Modern birds, by contrast, lay eggs that can often accommodate three times the body mass of the adult, Deeming says. Based on that, the authors argue that contact incubation — sitting on eggs — evolved late in the history of modern birds, possibly after the emergence of a more open pelvis in the past 100 million years or so.
Deeming says that studies of the few species of dinosaurs whose fossils suggest they brooded their eggs are not definitive. For example, famous fossils of oviraptorids in the Gobi Desert have been found tucked up near their eggs, but they are likely to have been guarding nest mounds, similar to crocodylians, rather than incubating eggs the way modern birds do, he says.
Jingmai O’Connor, an Cretaceous-bird specialist at the Institute of Vertebrate Paleontology and Paleoanthropology in Beijing, says that the study confirms what she and some other researchers have long inferred about the late development of contact incubation: “I'm sure that early birds were too heavy to incubate in the same manner as living birds.” But the statistical support for the findings is not conclusive, she warns, because it is based on many assumptions and unknown variables, such as the precise shape of these birds’ eggs.
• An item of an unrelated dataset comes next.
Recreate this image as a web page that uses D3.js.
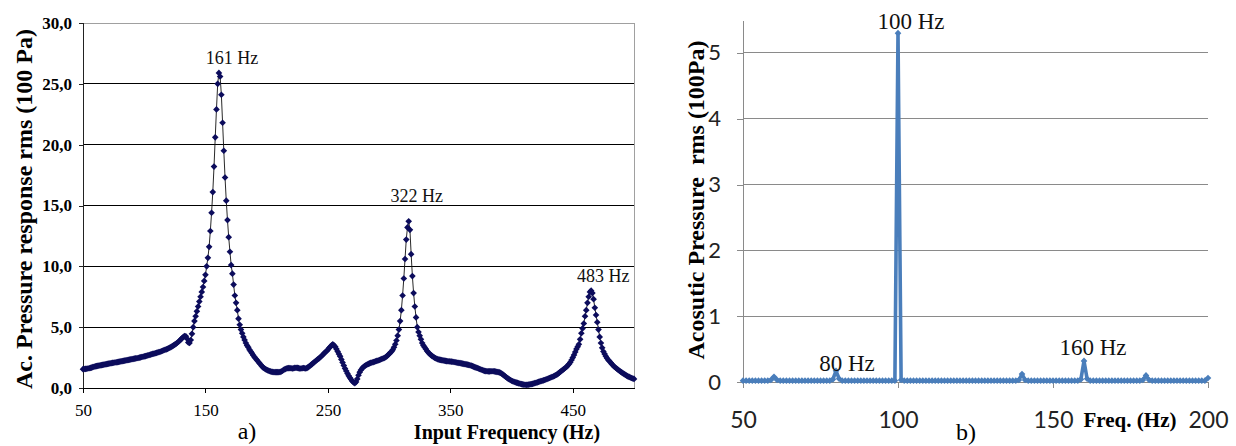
<!DOCTYPE html>
<html>
<head>
<meta charset="utf-8">
<script src="https://cdn.jsdelivr.net/npm/d3@7"></script>
<style>
  body { margin: 0; background: #fff; }
  svg { display: block; }
  .serif { font-family: "Liberation Serif", "Times New Roman", serif; }
  .sans { font-family: Lato, "Liberation Sans", sans-serif; }
</style>
</head>
<body>
<div id="chart"></div>
<script>
// ---- panel a) : frequency response, 1 Hz steps from 50 to 500 Hz ----
var respFreqs = d3.range(50, 501);
var respValues = [
  1.55,1.56,1.57,1.58,1.60,1.62,1.65,1.68,1.72,1.75,
  1.78,1.80,1.82,1.84,1.86,1.88,1.90,1.92,1.94,1.96,
  1.98,2.00,2.02,2.04,2.06,2.08,2.10,2.11,2.13,2.15,
  2.17,2.19,2.21,2.23,2.25,2.27,2.29,2.31,2.33,2.35,
  2.37,2.39,2.41,2.43,2.45,2.47,2.50,2.52,2.55,2.57,
  2.60,2.62,2.65,2.68,2.71,2.74,2.77,2.80,2.83,2.86,
  2.89,2.92,2.95,2.98,3.02,3.06,3.10,3.14,3.18,3.22,
  3.27,3.32,3.38,3.44,3.50,3.57,3.64,3.72,3.80,3.90,
  4.00,4.10,4.20,4.27,4.25,4.05,3.75,3.70,3.95,4.45,
  5.00,5.50,5.90,6.30,6.70,7.10,7.50,7.90,8.30,8.80,
  9.30,10.0,10.7,11.6,12.9,14.4,16.1,18.2,20.6,22.9,
  25.0,25.9,25.6,24.1,21.8,19.5,17.3,15.4,13.8,12.4,
  11.2,10.1,9.40,8.50,7.60,7.00,6.40,5.70,5.20,4.80,
  4.50,4.20,3.95,3.70,3.50,3.35,3.15,3.00,2.85,2.70,
  2.55,2.42,2.30,2.18,2.05,1.93,1.80,1.70,1.62,1.55,
  1.50,1.45,1.40,1.37,1.34,1.32,1.30,1.30,1.30,1.30,
  1.30,1.32,1.36,1.42,1.50,1.55,1.60,1.62,1.63,1.63,
  1.62,1.60,1.62,1.65,1.66,1.65,1.63,1.60,1.60,1.62,
  1.64,1.62,1.60,1.65,1.72,1.80,1.88,1.96,2.05,2.13,
  2.22,2.30,2.38,2.46,2.55,2.65,2.75,2.85,2.95,3.05,
  3.15,3.28,3.40,3.50,3.60,3.50,3.40,3.20,3.00,2.80,
  2.60,2.35,2.10,1.85,1.60,1.40,1.20,1.00,0.85,0.70,
  0.55,0.45,0.40,0.50,0.75,1.05,1.30,1.48,1.62,1.72,
  1.80,1.87,1.93,1.98,2.02,2.06,2.10,2.13,2.16,2.20,
  2.23,2.26,2.30,2.34,2.38,2.42,2.47,2.53,2.60,2.70,
  2.80,2.90,3.00,3.15,3.35,3.60,3.90,4.30,4.80,5.50,
  6.40,7.60,9.00,10.6,12.2,13.2,13.7,13.0,11.0,9.20,
  7.80,6.70,5.80,5.00,4.60,4.30,4.00,3.70,3.50,3.35,
  3.20,3.05,2.92,2.82,2.72,2.64,2.57,2.50,2.45,2.40,
  2.35,2.33,2.31,2.29,2.27,2.25,2.23,2.21,2.20,2.19,
  2.18,2.17,2.16,2.14,2.12,2.10,2.08,2.06,2.04,2.02,
  2.00,1.98,1.96,1.94,1.92,1.90,1.87,1.84,1.80,1.76,
  1.72,1.68,1.64,1.60,1.56,1.52,1.48,1.44,1.41,1.39,
  1.38,1.37,1.37,1.38,1.38,1.38,1.37,1.35,1.33,1.31,
  1.28,1.24,1.18,1.10,1.02,0.94,0.86,0.79,0.72,0.66,
  0.60,0.55,0.51,0.47,0.44,0.42,0.38,0.35,0.32,0.30,
  0.28,0.27,0.26,0.27,0.28,0.30,0.32,0.34,0.37,0.40,
  0.43,0.46,0.50,0.53,0.56,0.60,0.63,0.66,0.70,0.74,
  0.78,0.82,0.86,0.90,0.95,1.00,1.05,1.10,1.18,1.26,
  1.35,1.42,1.50,1.58,1.66,1.75,1.86,1.98,2.12,2.30,
  2.50,2.72,2.95,3.20,3.40,3.60,4.00,4.50,4.90,5.30,
  5.90,6.40,7.00,7.50,7.90,8.00,7.80,7.30,6.60,6.00,
  5.40,4.80,4.20,3.70,3.30,3.00,2.80,2.60,2.45,2.30,
  2.20,2.08,1.96,1.85,1.75,1.66,1.58,1.50,1.42,1.35,
  1.28,1.21,1.14,1.08,1.02,0.96,0.91,0.86,0.82,0.78,
  0.75
];
var respXTicks = [50, 150, 250, 350, 450];
var respYTicks = [0, 5, 10, 15, 20, 25, 30];
var respPeaks = [
  { label: "161 Hz", f: 161, v: 25.9, dx: 13, dy: -9 },
  { label: "322 Hz", f: 316, v: 13.7, dx: 8, dy: -19 },
  { label: "483 Hz", f: 465, v: 8.0, dx: 12, dy: -9 }
];

// ---- panel b) : spectrum, 1 Hz steps from 50 to 200 Hz ----
var specFreqs = d3.range(50, 201);
var specValues = [
  0.02,0.02,0.02,0.02,0.02,0.02,0.02,0.02,0.02,0.03,  // 50-59
  0.08,0.03,0.02,0.02,0.02,0.02,0.02,0.02,0.02,0.02,  // 60-69
  0.02,0.02,0.02,0.02,0.02,0.02,0.02,0.02,0.02,0.04,  // 70-79
  0.17,0.05,0.02,0.02,0.02,0.02,0.02,0.02,0.02,0.02,  // 80-89
  0.02,0.02,0.02,0.02,0.02,0.02,0.02,0.02,0.02,0.02,  // 90-99
  5.30,0.03,0.02,0.02,0.02,0.02,0.02,0.02,0.02,0.02,  // 100-109
  0.02,0.02,0.02,0.02,0.02,0.02,0.02,0.02,0.02,0.02,  // 110-119
  0.02,0.02,0.02,0.02,0.02,0.02,0.02,0.02,0.02,0.02,  // 120-129
  0.02,0.02,0.02,0.02,0.02,0.02,0.02,0.02,0.02,0.03,  // 130-139
  0.12,0.03,0.02,0.02,0.02,0.02,0.02,0.02,0.02,0.02,  // 140-149
  0.02,0.02,0.02,0.02,0.02,0.02,0.02,0.02,0.02,0.04,  // 150-159
  0.32,0.05,0.02,0.02,0.02,0.02,0.02,0.02,0.02,0.02,  // 160-169
  0.02,0.02,0.02,0.02,0.02,0.02,0.02,0.02,0.02,0.03,  // 170-179
  0.10,0.03,0.02,0.02,0.02,0.02,0.02,0.02,0.02,0.02,  // 180-189
  0.02,0.02,0.02,0.02,0.02,0.02,0.02,0.02,0.02,0.02,  // 190-199
  0.06
];
var specXTicks = [50, 100, 150, 200];
var specYTicks = [0, 1, 2, 3, 4, 5];
var specPeaks = [
  { label: "100 Hz", f: 100, v: 5.30, dx: 13, dy: -4 },
  { label: "80 Hz", f: 80, v: 0.17, dx: 11, dy: 0 },
  { label: "160 Hz", f: 160, v: 0.32, dx: 9, dy: -6 }
];

var width = 1236, height = 446;

var svg = d3.select("#chart").append("svg")
  .attr("width", width)
  .attr("height", height);

// =============== panel a) ===============
var xA = d3.scaleLinear().domain([50, 500]).range([83, 634]);
var yA = d3.scaleLinear().domain([0, 30]).range([388, 23]);

var gA = svg.append("g");

// horizontal grid
gA.selectAll(".gridA")
  .data(respYTicks.slice(1))
  .enter().append("line")
    .attr("x1", xA(50)).attr("x2", xA(500))
    .attr("y1", function(d) { return yA(d); })
    .attr("y2", function(d) { return yA(d); })
    .attr("stroke", function(d) { return d === 30 ? "#a0a0a0" : "#000"; })
    .attr("stroke-width", 1)
    .attr("shape-rendering", "crispEdges");

// right border
gA.append("line")
  .attr("x1", xA(500)).attr("x2", xA(500))
  .attr("y1", yA(30)).attr("y2", yA(0))
  .attr("stroke", "#a0a0a0")
  .attr("shape-rendering", "crispEdges");

var yAxisA = d3.axisLeft(yA)
  .tickValues(respYTicks)
  .tickSize(4)
  .tickPadding(7)
  .tickFormat(function(d) { return d3.format(".1f")(d).replace(".", ","); });

gA.append("g")
  .attr("transform", "translate(" + xA(50) + ",0)")
  .call(yAxisA)
  .call(function(g) {
    g.selectAll("path, line").attr("stroke", "#222").attr("shape-rendering", "crispEdges");
    g.selectAll("text")
      .attr("class", "serif")
      .attr("font-size", 17)
      .attr("font-weight", "bold")
      .attr("fill", "#000");
  });

var xAxisA = d3.axisBottom(xA)
  .tickValues(respXTicks)
  .tickSize(5)
  .tickPadding(11)
  .tickSizeOuter(0)
  .tickFormat(d3.format("d"));

gA.append("g")
  .attr("transform", "translate(0," + yA(0) + ")")
  .call(xAxisA)
  .call(function(g) {
    g.selectAll("path, line").attr("stroke", "#000").attr("shape-rendering", "crispEdges");
    g.selectAll("text")
      .attr("class", "serif")
      .attr("font-size", 17)
      .attr("fill", "#000");
  });

var lineA = d3.line()
  .x(function(d, i) { return xA(respFreqs[i]); })
  .y(function(d) { return yA(d); });

gA.append("path")
  .datum(respValues)
  .attr("d", lineA)
  .attr("fill", "none")
  .attr("stroke", "#111")
  .attr("stroke-width", 0.9);

var diamondA = d3.symbol().type(d3.symbolSquare).size(22);
gA.selectAll(".markA")
  .data(respValues)
  .enter().append("path")
    .attr("d", diamondA)
    .attr("transform", function(d, i) {
      return "translate(" + xA(respFreqs[i]) + "," + yA(d) + ") rotate(45)";
    })
    .attr("fill", "#0c0c5c");

gA.selectAll(".peakA")
  .data(respPeaks)
  .enter().append("text")
    .attr("class", "serif")
    .attr("x", function(d) { return xA(d.f) + d.dx; })
    .attr("y", function(d) { return yA(d.v) + d.dy; })
    .attr("text-anchor", "middle")
    .attr("font-size", 18)
    .attr("fill", "#111")
    .text(function(d) { return d.label; });

gA.append("text")
  .attr("class", "serif")
  .attr("transform", "translate(32,209) rotate(-90)")
  .attr("text-anchor", "middle")
  .attr("font-size", 24)
  .attr("font-weight", "bold")
  .text("Ac. Pressure response rms (100 Pa)");

gA.append("text")
  .attr("class", "serif")
  .attr("x", 507).attr("y", 439)
  .attr("text-anchor", "middle")
  .attr("font-size", 20)
  .attr("font-weight", "bold")
  .text("Input Frequency  (Hz)");

gA.append("text")
  .attr("class", "serif")
  .attr("x", 247).attr("y", 439)
  .attr("text-anchor", "middle")
  .attr("font-size", 24)
  .text("a)");

// =============== panel b) ===============
var xB = d3.scaleLinear().domain([50, 200]).range([743, 1208]);
var yB = d3.scaleLinear().domain([0, 5.5]).range([382, 20]);

var gB = svg.append("g");

gB.selectAll(".gridB")
  .data(specYTicks.slice(1))
  .enter().append("line")
    .attr("x1", xB(50)).attr("x2", xB(200))
    .attr("y1", function(d) { return yB(d); })
    .attr("y2", function(d) { return yB(d); })
    .attr("stroke", "#8a8a8a")
    .attr("shape-rendering", "crispEdges");

var yAxisB = d3.axisLeft(yB)
  .tickValues(specYTicks)
  .tickSize(6)
  .tickPadding(16)
  .tickSizeOuter(0)
  .tickFormat(d3.format("d"));

gB.append("g")
  .attr("transform", "translate(" + xB(50) + ",0)")
  .call(yAxisB)
  .call(function(g) {
    g.selectAll("path, line").attr("stroke", "#8a8a8a").attr("shape-rendering", "crispEdges");
    g.selectAll("text")
      .attr("class", "sans")
      .attr("font-size", 22)
      .attr("fill", "#222");
  });

var xAxisB = d3.axisBottom(xB)
  .tickValues(specXTicks)
  .tickSize(6)
  .tickPadding(24)
  .tickSizeOuter(0)
  .tickFormat(d3.format("d"));

gB.append("g")
  .attr("transform", "translate(0," + yB(0) + ")")
  .call(xAxisB)
  .call(function(g) {
    g.selectAll("path, line").attr("stroke", "#8a8a8a").attr("shape-rendering", "crispEdges");
    g.selectAll("text")
      .attr("class", "sans")
      .attr("font-size", 23)
      .attr("fill", "#222");
  });

var lineB = d3.line()
  .x(function(d, i) { return xB(specFreqs[i]); })
  .y(function(d) { return yB(d); });

gB.append("path")
  .datum(specValues)
  .attr("d", lineB)
  .attr("fill", "none")
  .attr("stroke", "#4a7ebb")
  .attr("stroke-width", 3.6)
  .attr("stroke-linejoin", "round");

var diamondB = d3.symbol().type(d3.symbolSquare).size(22);
gB.selectAll(".markB")
  .data(specValues)
  .enter().append("path")
    .attr("d", diamondB)
    .attr("transform", function(d, i) {
      return "translate(" + xB(specFreqs[i]) + "," + yB(d) + ") rotate(45)";
    })
    .attr("fill", "#4a7ebb");

gB.selectAll(".peakB")
  .data(specPeaks)
  .enter().append("text")
    .attr("class", "serif")
    .attr("x", function(d) { return xB(d.f) + d.dx; })
    .attr("y", function(d) { return yB(d.v) + d.dy; })
    .attr("text-anchor", "middle")
    .attr("font-size", 23)
    .attr("fill", "#111")
    .text(function(d) { return d.label; });

gB.append("text")
  .attr("class", "serif")
  .attr("transform", "translate(704,200) rotate(-90)")
  .attr("text-anchor", "middle")
  .attr("font-size", 24)
  .attr("font-weight", "bold")
  .attr("xml:space", "preserve")
  .style("white-space", "pre")
  .text("Acosutic Pressure  rms (100Pa)");

gB.append("text")
  .attr("class", "serif")
  .attr("x", 1130).attr("y", 427)
  .attr("text-anchor", "middle")
  .attr("font-size", 21)
  .attr("font-weight", "bold")
  .text("Freq. (Hz)");

gB.append("text")
  .attr("class", "serif")
  .attr("x", 966).attr("y", 440)
  .attr("text-anchor", "middle")
  .attr("font-size", 24)
  .text("b)");
</script>
</body>
</html>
O’Connor agrees that dinosaurs fossilized with nests might have been protecting rather than incubating their eggs. As with many aspects of modern bird behaviour, “derived brooding behaviours evolved in a step-wise fashion, culminating with the full contact incubation observed in living birds”, she says.
Palaeontologist David Varricchio, who studies dinosaur and bird reproduction at Montana State University in Bozeman, says that he likes the study’s approach, but is surprised that the authors calculated egg sizes to be one-tenth to one-fifth of what you would expect for a similar-sized bird today. “There would have to be a huge increase in relative egg size” at the base of the branch of modern birds on the evolutionary tree, he says. “So, something seems out of whack here.”
Luis Chiappe, director of the Dinosaur Institute at the Natural History Museum of Los Angeles County in California, challenges the study’s suggestion that early birds might have nested on the ground rather than in trees. Knowledge of the enantiornithines, one of three groups of primitive birds examined in the study, suggests that they lived in trees, he says. “If you live in a tree, most likely you nest in a tree. And if you nest in a tree, I don't see how these eggs could have been incubated if it's not by contact with a parent.”
Hatchlings might have been found in trees, says Deeming, but that doesn’t mean adults nested in them. He and Mayr believe contact incubation might have been a key innovation that was responsible for the success of modern birds, and might explain why only their ancestors survived, while other early groups of birds perished in the extinction event.